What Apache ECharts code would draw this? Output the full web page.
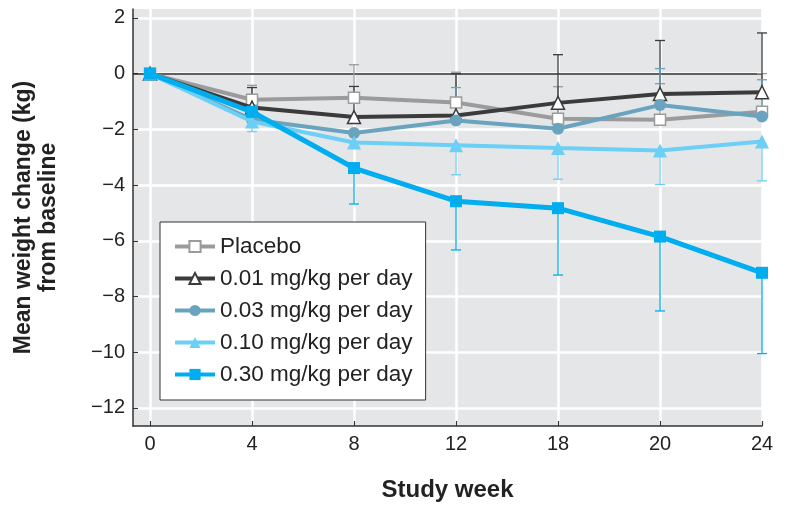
<!DOCTYPE html>
<html>
<head>
<meta charset="utf-8">
<script src="https://cdn.jsdelivr.net/npm/echarts@6/dist/echarts.min.js"></script>
<style>html,body{margin:0;padding:0;background:#fff}#c{width:785px;height:508px}</style>
</head>
<body>
<div id="c"></div>
<script>
// ---- data ----
var weeks = ['0', '4', '8', '12', '18', '20', '24'];
var yTicks = [-12, -10, -8, -6, -4, -2, 0, 2];
var seriesNames = ['Placebo', '0.01 mg/kg per day', '0.03 mg/kg per day', '0.10 mg/kg per day', '0.30 mg/kg per day'];
var placebo  = [0, -0.94, -0.87, -1.04, -1.62, -1.66, -1.37];
var dose001  = [0, -1.22, -1.56, -1.50, -1.05, -0.73, -0.67];
var dose003  = [0, -1.65, -2.13, -1.68, -1.98, -1.13, -1.54];
var dose010  = [0, -1.72, -2.47, -2.57, -2.67, -2.76, -2.44];
var dose030  = [0, -1.37, -3.39, -4.58, -4.83, -5.85, -7.15];
// error bar end values (null = none drawn)
var placeboErr = [null, -0.42, 0.32, 0.05, -0.47, -0.36, 0.00];
var dose001Err = [null, -0.50, -0.46, 0.00, 0.68, 1.19, 1.46];
var dose003Err = [null, null, null, -0.50, -1.00, 0.18, -0.22];
var dose010Err = [null, -2.08, null, -3.63, -3.79, -3.98, -3.85];
var dose030Err = [null, null, -4.68, -6.33, -7.23, -8.52, -10.05];

var means = [placebo, dose001, dose003, dose010, dose030];
var errs = [placeboErr, dose001Err, dose003Err, dose010Err, dose030Err];
var colors = ['#9b9b9b', '#3b3b3b', '#6aa3be', '#6ccff5', '#00adee'];
var symbols = ['rect', 'triangle', 'circle', 'triangle', 'rect'];
var symbolSizes = [11, 13, 12, 14, 12];
var hollow = [true, true, false, false, false];
var lineWidths = [4, 4, 4, 4, 5];

function pts(arr) { return arr.map(function (v, i) { return [i, v]; }); }
function errPts(m, e) {
  var out = [];
  e.forEach(function (v, i) { if (v !== null) out.push([i, m[i], v]); });
  return out;
}

var series = [];
errs.forEach(function (e, k) {
  series.push({
    type: 'custom',
    name: seriesNames[k] + ' err',
    silent: true,
    z: 2,
    data: errPts(means[k], e),
    renderItem: function (params, api) {
      var x = api.value(0), m = api.value(1), end = api.value(2);
      var p0 = api.coord([x, m]);
      var p1 = api.coord([x, end]);
      var hw = 5;
      var st = { stroke: colors[k], lineWidth: 1.3 };
      return {
        type: 'group',
        children: [
          { type: 'line', shape: { x1: p0[0], y1: p0[1], x2: p1[0], y2: p1[1] }, style: st },
          { type: 'line', shape: { x1: p1[0] - hw, y1: p1[1], x2: p1[0] + hw, y2: p1[1] }, style: st }
        ]
      };
    }
  });
});
means.forEach(function (m, k) {
  var s = {
    type: 'line',
    name: seriesNames[k],
    data: pts(m),
    z: 3 + k,
    symbol: symbols[k],
    symbolSize: symbolSizes[k],
    showAllSymbol: true,
    lineStyle: { color: colors[k], width: lineWidths[k] },
    itemStyle: hollow[k] ? { color: '#ffffff', borderColor: colors[k], borderWidth: 1.5 } : { color: colors[k], borderWidth: 0 },
    emphasis: { disabled: true },
    animation: false
  };
  if (k === 0) {
    s.markLine = {
      silent: true,
      symbol: 'none',
      label: { show: false },
      lineStyle: { color: '#2b2b2b', width: 1.5, type: 'solid' },
      data: [{ yAxis: 0 }],
      z: 1
    };
  }
  series.push(s);
});

var chart = echarts.init(document.getElementById('c'), null, { renderer: 'canvas' });
chart.setOption({
  animation: false,
  backgroundColor: '#ffffff',
  textStyle: { fontFamily: 'Liberation Sans, Arial, sans-serif' },
  grid: {
    left: 133, right: 23, top: 9, bottom: 82,
    show: true, backgroundColor: '#e5e6e8', borderWidth: 0
  },
  legend: {
    data: seriesNames,
    orient: 'vertical',
    left: 160, top: 222,
    backgroundColor: '#ffffff',
    borderColor: '#333333', borderWidth: 1,
    padding: [13, 13, 14, 13],
    itemGap: 9,
    itemWidth: 40, itemHeight: 14,
    lineStyle: { width: 4 },
    textStyle: { fontSize: 22.5, color: '#222', fontFamily: 'Liberation Sans, Arial, sans-serif' },
    selectedMode: false
  },
  xAxis: {
    type: 'value',
    min: -1 / 6, max: 6,
    name: 'Study week',
    nameLocation: 'middle',
    nameGap: 52,
    nameTextStyle: { fontSize: 24, fontWeight: 'bold', color: '#222' },
    axisLine: { show: true, onZero: false, lineStyle: { color: '#333', width: 1.5 } },
    axisTick: { show: true, inside: true, length: 5, customValues: [0, 1, 2, 3, 4, 5, 6], lineStyle: { color: '#333', width: 1.2 } },
    axisLabel: {
      customValues: [0, 1, 2, 3, 4, 5, 6],
      formatter: function (v) { return weeks[Math.round(v)]; },
      fontSize: 20, color: '#222', margin: 8
    },
    splitLine: { show: true, lineStyle: { color: '#ffffff', width: 2.5 } }
  },
  yAxis: {
    type: 'value',
    min: -12.65, max: 2.32,
    name: 'Mean weight change (kg)\nfrom baseline',
    nameLocation: 'middle',
    nameGap: 72,
    nameTextStyle: { fontSize: 23, fontWeight: 'bold', color: '#222', lineHeight: 25, align: 'center' },
    axisLine: { show: true, onZero: false, lineStyle: { color: '#333', width: 1.5 } },
    axisTick: { show: true, inside: true, length: 5, customValues: yTicks, lineStyle: { color: '#333', width: 1.2 } },
    axisLabel: {
      customValues: yTicks,
      formatter: function (v) { return v < 0 ? '\u2212' + Math.abs(v) : String(v); },
      fontSize: 20, color: '#222', margin: 8
    },
    splitLine: { show: true, lineStyle: { color: '#ffffff', width: 2.5 } }
  },
  series: series
});
</script>
</body>
</html>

+-------+

(Set exercise): Pictures are excluded: retype only the lines from the beginning of the listing above through the line with "-7.23, -8.52, -10.05];", both included.

(Completed task):
What Apache ECharts code would draw this? Output the full web page.
<!DOCTYPE html>
<html>
<head>
<meta charset="utf-8">
<script src="https://cdn.jsdelivr.net/npm/echarts@6/dist/echarts.min.js"></script>
<style>html,body{margin:0;padding:0;background:#fff}#c{width:785px;height:508px}</style>
</head>
<body>
<div id="c"></div>
<script>
// ---- data ----
var weeks = ['0', '4', '8', '12', '18', '20', '24'];
var yTicks = [-12, -10, -8, -6, -4, -2, 0, 2];
var seriesNames = ['Placebo', '0.01 mg/kg per day', '0.03 mg/kg per day', '0.10 mg/kg per day', '0.30 mg/kg per day'];
var placebo  = [0, -0.94, -0.87, -1.04, -1.62, -1.66, -1.37];
var dose001  = [0, -1.22, -1.56, -1.50, -1.05, -0.73, -0.67];
var dose003  = [0, -1.65, -2.13, -1.68, -1.98, -1.13, -1.54];
var dose010  = [0, -1.72, -2.47, -2.57, -2.67, -2.76, -2.44];
var dose030  = [0, -1.37, -3.39, -4.58, -4.83, -5.85, -7.15];
// error bar end values (null = none drawn)
var placeboErr = [null, -0.42, 0.32, 0.05, -0.47, -0.36, 0.00];
var dose001Err = [null, -0.50, -0.46, 0.00, 0.68, 1.19, 1.46];
var dose003Err = [null, null, null, -0.50, -1.00, 0.18, -0.22];
var dose010Err = [null, -2.08, null, -3.63, -3.79, -3.98, -3.85];
var dose030Err = [null, null, -4.68, -6.33, -7.23, -8.52, -10.05];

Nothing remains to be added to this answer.